Tigers’ Top 5 managers: Beck’s take
No one loves a good debate quite like baseball fans, and with that in mind, we asked each of our beat reporters to rank the top five players by position in the history of their franchise, based on their career while playing for that club. These rankings are for fun and debate purposes only. If you don’t agree with the order, participate in the Twitter poll to vote for your favorite at this position.
Here is Jason Beck’s ranking of the top five managers in Tigers history.
• Tigers' All-Time Team: C | 1B | 2B | 3B | SS | LF | CF | RF | DH | RH SP | LH SP | Relief
1. Sparky Anderson, 1979-95
Key facts: 1984 World Series title, 1987 AL East title, franchise-record 1,331 wins
Until two years ago, the only member of the 1984 Tigers in the Baseball Hall of Fame was the manager. But if only one person from that club could be enshrined in Cooperstown, George Lee Anderson made sense. He arrived in Detroit with championship credentials, having led the Reds to back-to-back titles in 1975 and ’76, but had a young club to mold. Five of Detroit’s regulars in ‘79 were age 24 or younger, as were nine of the 11 pitchers who made at least one start that year.
In time, Anderson turned a group of talented players into a team. Two years after he took over, the Tigers were contenders in a strike-shortened season. Two years after that, they were 92-game winners. The next year, they were wire-to-wire division champions who opened the season 35-5 and won the World Series in one of the most dominant single seasons of the era.
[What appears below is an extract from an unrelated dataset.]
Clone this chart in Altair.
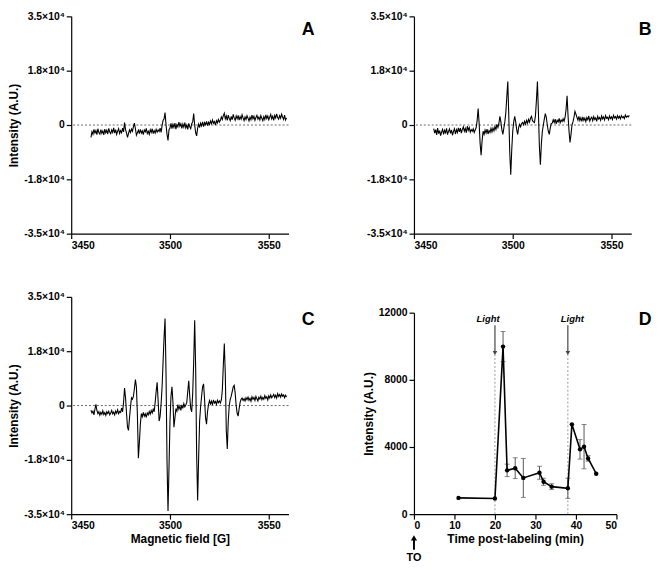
import altair as alt
import pandas as pd

FONT = "Liberation Sans"

# ---- EPR spectra (intensity in units of 1000 A.U.), sampled every 0.5 G from 3460 G ----
FIELD_START = 3460.0
FIELD_STEP = 0.5

spec_a = [
    -4.0, -2.2, -3.0, -1.4, -2.6, -1.8, -3.1, -1.2, -2.4, -2.9,
    -1.5, -2.7, -1.9, -3.2, -1.3, -2.5, -1.7, -2.9, -1.1, -2.3,
    -2.8, -1.6, -2.4, -0.9, -2.6, -1.5, -3.0, -2.0, -1.2, -2.7,
    -1.8, -2.5, -1.0, -2.2, 0.8, -1.5, -2.6, -4.0, -2.8, -1.6,
    -2.4, -1.3, -2.0, -0.5, 0.6, -1.2, -3.3, -2.5, -1.7, -2.8,
    -1.4, -2.6, -1.9, -3.1, -1.6, -2.2, -1.1, -2.7, -2.0, -3.0,
    -1.5, -2.4, -1.2, -2.8, -1.8, -2.6, -1.4, -2.3, -1.6, -2.1,
    -1.0, -2.4, -0.2, 1.5, 2.0, 4.0, 0.0, -3.0, -5.0, -1.5,
    -1.0, 0.5, -1.2, 0.2, -0.8, 0.6, -1.3, 0.1, -0.6, 0.9,
    -0.4, 0.4, -1.1, 0.3, -0.7, 0.8, -0.9, 0.0, -1.4, 0.5,
    -0.6, -1.2, 0.4, 1.0, 3.7, 0.0, -2.5, -3.5, -1.0, 0.3,
    -0.8, 0.6, -0.3, 1.0, -0.5, 0.8, 0.1, 1.2, -0.2, 0.9,
    0.2, 1.3, 0.4, 1.6, 0.6, 1.1, 0.0, 1.4, 0.7, 1.8,
    0.9, 1.5, 2.6, 1.8, 3.0, 3.8, 2.0, 2.9, 1.5, 3.2,
    2.1, 1.4, 2.8, 1.7, 3.4, 2.2, 1.5, 2.9, 2.0, 3.1,
    1.6, 2.7, 1.9, 3.3, 2.3, 1.4, 2.6, 1.8, 3.0, 2.2,
    1.3, 2.5, 1.7, 3.2, 2.0, 2.8, 1.5, 2.4, 3.1, 1.9,
    2.6, 1.6, 3.0, 2.2, 1.4, 2.7, 1.8, 3.3, 2.1, 2.9,
    1.7, 2.5, 3.4, 2.0, 2.8, 1.5, 3.1, 2.3, 3.6, 2.4,
    1.9, 3.0, 2.2, 3.5, 2.6, 1.8, 3.2, 1.6, 2.3,
]

spec_b = [
    -1.2, -2.6, -1.5, -3.2, -1.0, -2.8, -1.8, -3.4, -2.2, -1.4,
    -3.0, -1.7, -2.5, -1.1, -3.1, -2.0, -1.3, -2.7, -1.6, -3.3,
    -2.1, -1.2, -2.9, -1.5, -2.4, -0.9, -2.2, -1.0, -2.6, -1.4,
    -0.6, -2.0, -1.1, -2.5, -0.4, -1.7, -0.8, -2.3, -1.5, -2.0,
    -1.2, -2.4, -1.6, -0.8, 1.5, 5.3, 0.5, -6.0, -9.7, -5.0,
    -2.0, -3.0, -1.6, -2.6, -1.3, -2.9, -1.8, -2.4, -1.1, -2.2,
    -1.0, -1.9, -0.5, -1.4, 0.2, -0.8, 0.5, 2.8, 1.0, -1.5,
    -3.0, -1.0, 1.0, 4.0, 9.0, 14.0, 3.0, -9.0, -16.0, -8.0,
    -2.0, 1.0, 2.8, 1.0, -1.5, -3.0, -0.8, 0.2, -0.6, 0.5,
    0.8, 0.1, 1.2, 0.3, 1.5, 0.6, 1.8, 0.9, 2.2, 2.8,
    1.4, 1.0, 0.8, 3.0, 8.0, 14.0, 4.0, -7.0, -12.8, -6.0,
    -2.0, 0.0, 2.0, 3.7, 2.5, 0.0, -2.0, -3.0, -1.0, 0.5,
    0.6, 1.7, 0.8, 1.9, 0.4, 1.5, 1.0, 2.1, 0.7, 1.6,
    1.1, 2.0, 1.2, 2.5, 5.0, 9.4, 3.0, -2.0, -5.6, -3.0,
    0.0, 1.0, 2.5, 4.4, 3.5, 2.5, 1.6, 2.8, 1.4, 2.3,
    1.2, 2.6, 1.5, 2.2, 1.1, 2.4, 1.7, 2.9, 1.3, 2.1,
    2.5, 1.4, 2.7, 1.8, 2.3, 1.2, 2.8, 1.9, 2.4, 1.5,
    2.9, 2.0, 2.6, 1.6, 3.0, 2.2, 2.5, 1.7, 2.9, 2.1,
    2.6, 1.8, 3.1, 2.3, 2.7, 1.9, 3.0, 2.2, 2.8, 2.0,
    3.0, 2.4, 2.7, 2.1, 3.2, 2.5, 2.9, 2.6, 3.1,
]

spec_c = [
    -1.5, -2.4, -1.8, -3.0, -1.2, 0.4, -1.6, -2.6, -2.0, -3.1,
    -2.2, -2.8, -1.7, -2.9, -2.3, -3.2, -2.0, -2.6, -1.9, -3.0,
    -2.4, -1.6, -2.7, -2.1, -3.0, -1.8, -2.5, -1.4, -2.6, -1.9,
    -2.2, -0.8, -2.0, 1.0, 5.6, 2.5, -2.5, -7.0, -8.0, -4.0,
    -0.5, 2.5, 2.0, 3.0, 5.5, 8.4, 6.0, -3.0, -17.0, -12.0,
    -6.0, -2.6, -3.6, -2.2, -3.4, -2.7, -3.8, -2.4, -3.0, -1.9,
    -2.8, -1.6, -2.4, -1.2, -2.0, 1.0, 4.5, 7.5, 1.5, -5.0,
    -3.5, 0.5, 6.0, 14.0, 22.0, 28.0, 10.0, -18.0, -34.0, -20.0,
    -5.0, 3.0, 6.0, 1.0, -7.0, -4.0, -1.0, -1.8, 0.3, -1.2,
    -0.2, -1.6, 0.2, -0.9, 0.6, -0.4, 0.2, 1.0, 4.5, 8.0,
    3.0, -1.0, -2.0, 4.0, 14.0, 27.5, 12.0, -16.0, -30.6, -17.0,
    -5.0, -0.5, 3.0, 6.0, 7.0, 2.0, -4.0, -6.0, -2.0, 0.3,
    1.6, 0.5, 1.4, 0.2, 1.8, 0.8, 1.3, 0.4, 1.7, 0.9,
    1.5, 0.8, 1.8, 5.0, 13.0, 20.0, 10.0, -8.0, -14.0, -5.0,
    0.0, 2.0, 3.0, 4.5, 6.0, 6.5, 4.0, 0.0, -2.5, -3.4,
    -1.0, 1.0, 2.0, 2.4, 1.6, 2.2, 1.5, 2.5, 1.9, 2.7,
    1.7, 2.3, 1.4, 2.8, 2.0, 2.6, 1.6, 2.9, 2.2, 1.5,
    2.7, 2.1, 3.0, 1.9, 2.6, 2.0, 3.2, 2.3, 2.8, 1.8,
    3.1, 2.4, 3.4, 2.5, 3.0, 3.6, 2.6, 3.3, 2.4, 3.8,
    2.9, 3.5, 2.7, 3.7, 3.0, 3.4, 2.5, 3.3, 2.8,
]

field_ticks = [3450, 3500, 3550]
intensity_ticks = [-35000, -17500, 0, 17500, 35000]

# ---- Panel D: time course ----
time_min = [11, 20, 22, 23, 25, 27, 31, 32, 34, 38, 39, 41, 42, 43, 45]
signal = [970, 930, 9980, 2610, 2740, 2160, 2470, 1930, 1640, 1540, 5350, 3860, 4020, 3320, 2410]
sem = [0, 0, 900, 370, 620, 1160, 390, 210, 175, 600, 0, 580, 1320, 165, 0]
light_times = [20, 38]
light_label_x = [18.3, 39.1]
time_ticks = [0, 10, 20, 30, 40, 50]
signal_ticks = [0, 4000, 8000, 12000]

W, H = 220, 220
WD = 205
D_TOP = 16  # the 12000 line sits this far below the panel top

LABEL_EXPR = ("datum.value == 0 ? '0' : (datum.value < 0 ? '-' : '') + "
              "(abs(datum.value) > 20000 ? '3.5' : '1.8') + '\u00d710\u2074'")


def letter(text, x, y):
    return alt.Chart(pd.DataFrame({"lab": [text]})).mark_text(
        font=FONT, fontSize=18, fontWeight="bold", align="center", baseline="middle", color="black"
    ).encode(x=alt.value(x), y=alt.value(y), text="lab:N")


def spectrum_panel(vals, let, ytitle, xtitle, let_x, let_y):
    df = pd.DataFrame({
        "field": [FIELD_START + FIELD_STEP * i for i in range(len(vals))],
        "intensity": [v * 1000 for v in vals],
    })
    xenc = alt.X("field:Q",
                 scale=alt.Scale(domain=[3450, 3560], nice=False, zero=False),
                 axis=alt.Axis(values=field_ticks, format="d",
                               title="Magnetic field [G]" if xtitle else None,
                               titlePadding=2))
    yscale = alt.Scale(domain=[-35000, 35000], nice=False)
    yaxis = alt.Axis(values=intensity_ticks, labelExpr=LABEL_EXPR,
                     title="Intensity (A.U.)" if ytitle else None,
                     minExtent=48, maxExtent=48, titlePadding=3)
    zero = alt.Chart(pd.DataFrame({"z": [0]})).mark_rule(
        color="#666", strokeDash=[2, 2], strokeWidth=1
    ).encode(y=alt.Y("z:Q", scale=yscale, axis=yaxis))
    line = alt.Chart(df).mark_line(color="black", strokeWidth=1.1).encode(
        x=xenc, y=alt.Y("intensity:Q", scale=yscale, axis=yaxis)
    )
    return alt.layer(zero, line, letter(let, let_x, let_y)).properties(width=W, height=H)


panel_a = spectrum_panel(spec_a, "A", True, False, W + 20, 14)
panel_b = spectrum_panel(spec_b, "B", False, False, W + 14, 14)
panel_c = spectrum_panel(spec_c, "C", True, True, W + 20, 23)

# Panel D
df_d = pd.DataFrame({"time": time_min, "signal": signal, "sem": sem})
xs = alt.Scale(domain=[0, 50], nice=False)
ys = alt.Scale(domain=[0, 12000], nice=False, range=[H, D_TOP])
xax = alt.Axis(values=time_ticks, format="d", title="Time post-labeling (min)", titlePadding=2)
yax = alt.Axis(values=signal_ticks, format="d", title="Intensity (A.U.)",
               minExtent=35, maxExtent=35, titlePadding=4)


def X(f):
    return alt.X(f, scale=xs, axis=xax)


def Y(f):
    return alt.Y(f, scale=ys, axis=yax)


df_light = pd.DataFrame({
    "t": light_times, "base": [0, 0], "tip": [9600, 9600], "top": [11250, 11250],
    "lx": light_label_x, "ly": [11650, 11650], "txt": ["Light", "Light"],
})
light_base = alt.Chart(df_light)
dotted = light_base.mark_rule(color="#999", strokeDash=[2, 2], strokeWidth=1).encode(
    x=X("t:Q"), y=Y("base:Q"), y2="tip:Q")
stem = light_base.mark_rule(color="#444", strokeWidth=1.2).encode(
    x=X("t:Q"), y=Y("top:Q"), y2="tip:Q")
head = light_base.mark_point(shape="triangle-down", filled=True, color="#444", size=22, opacity=1).encode(
    x=X("t:Q"), y=Y("tip:Q"))
light_txt = light_base.mark_text(font=FONT, fontSize=9.5, fontStyle="italic", fontWeight="bold",
                                 color="black").encode(x=X("lx:Q"), y=Y("ly:Q"), text="txt:N")

err = alt.Chart(df_d).transform_filter("datum.sem > 0").transform_calculate(
    lo="datum.signal - datum.sem", hi="datum.signal + datum.sem")
err_rule = err.mark_rule(color="#555", strokeWidth=1).encode(x=X("time:Q"), y=Y("lo:Q"), y2="hi:Q")
err_hi = err.mark_tick(orient="horizontal", size=5, thickness=1, color="#555").encode(
    x=X("time:Q"), y=Y("hi:Q"))
err_lo = err.mark_tick(orient="horizontal", size=5, thickness=1, color="#555").encode(
    x=X("time:Q"), y=Y("lo:Q"))
d_line = alt.Chart(df_d).mark_line(color="black", strokeWidth=1.6).encode(x=X("time:Q"), y=Y("signal:Q"))
d_pts = alt.Chart(df_d).mark_point(filled=True, color="black", size=20, opacity=1).encode(
    x=X("time:Q"), y=Y("signal:Q"))

df_to = pd.DataFrame({"t": [0], "lab": ["TO"]})
to_stem = alt.Chart(df_to).mark_rule(color="black", strokeWidth=2).encode(
    x=X("t:Q"), y=alt.value(H + 26), y2=alt.value(H + 36))
to_head = alt.Chart(df_to).mark_point(shape="triangle-up", filled=True, color="black", size=40, opacity=1).encode(
    x=X("t:Q"), y=alt.value(H + 24))
to_text = alt.Chart(df_to).mark_text(font=FONT, fontSize=11, fontWeight="bold", color="black",
                                     baseline="middle").encode(
    x=X("t:Q"), y=alt.value(H + 44), text="lab:N")

panel_d = alt.layer(
    dotted, stem, head, light_txt, err_rule, err_hi, err_lo, d_line, d_pts,
    to_stem, to_head, to_text, letter("D", WD + 29, 23)
).properties(width=WD, height=H)

chart = alt.concat(
    panel_a, panel_b, panel_c, panel_d,
    columns=2, spacing={"row": 64, "column": 127}, bounds="flush",
).properties(
    padding=0, background="white"
).configure_axis(
    labelFont=FONT, titleFont=FONT, labelFontWeight="bold", titleFontWeight="bold",
    labelFontSize=10.5, titleFontSize=12, labelColor="black", titleColor="black",
    domainColor="black", tickColor="black", domainWidth=1.2, tickWidth=1.2,
    tickSize=5, labelPadding=2, grid=False,
).configure_view(stroke=None)

chart.save("out.html", embed_options={"renderer": "svg", "actions": False})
Anderson stayed on for another 11 years in Detroit, capturing another division title with a 98-win season in 1987. The late '80s and early '90s weren’t nearly as successful as the 1984 core. Still, he managed Alan Trammell and Lou Whitaker for nearly their entire big league careers and influenced them well beyond that. Three of his former players -- Trammell, Kirk Gibson and Torey Lovullo -- became big league managers.
“So many special things for me in my career, but playing for Sparky was at the top of the list, knowing I was taught by one of the best,” Trammell said a couple years ago.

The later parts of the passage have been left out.